Franz Ferdinand (sometimes called Francis Ferdinand in English) (July 18, 1863 – June 28, 1914) was born in Graz, Styria and was the Habsburg Archduke of Austria and heir to the Austro-Hungarian throne. His assassination by Gavrilo Princip on June 28, 1914 in Sarajevo, Austrian-occupied Bosnia-Herzegovina, precipitated the Austrian proclamation of war against Serbia which triggered World War I.
A nephew of the Emperor Franz Josef I of Austria and next in line to the crown following the suicide of his cousin Crown Prince Rudolph at Mayerling (January 30, 1889) and the death of his father Carl Ludwig (May 19, 1896). His marriage (July 1, 1900) to the (relatively low-ranking) Countess Sophie Chotek (henceforth Duchess of Hohenburg) was permitted only after the couple had agreed that the bride would not enjoy royal status and their children would have no claims to the throne.
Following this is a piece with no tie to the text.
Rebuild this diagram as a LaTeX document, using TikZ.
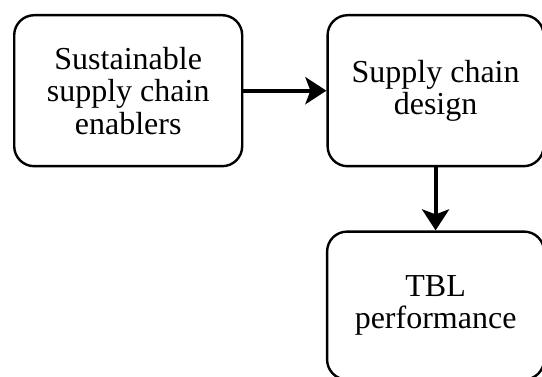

Franz Josef did not attend the wedding.
Franz Ferdinand alienated many sections of Austro-Hungarian political opinion, including Hungarian nationalists who opposed his advocacy of manhood suffrage which would undermine Magyar domination in the Hungarian kingdom, both supporters and opponents of the Empire’s existing dualist structure suspicious of his idea for a third Croat-dominated Slav kingdom including Bosnia and Herzegovina as a bulwark against what was perceived in Vienna’s hausplatz as Serbian irredentism, and non-Catholics and anticlericalists angered by his patronage (April 22, 1900) of the Catholic Schools Association.
No evidence has been found to support suggestions that his low-security visit to Sarajevo was arranged by elements within Austro-Hungarian official circles with the intention of exposing him to the risk of assassination so as to remove a potentially troublesome royal personage from the scene.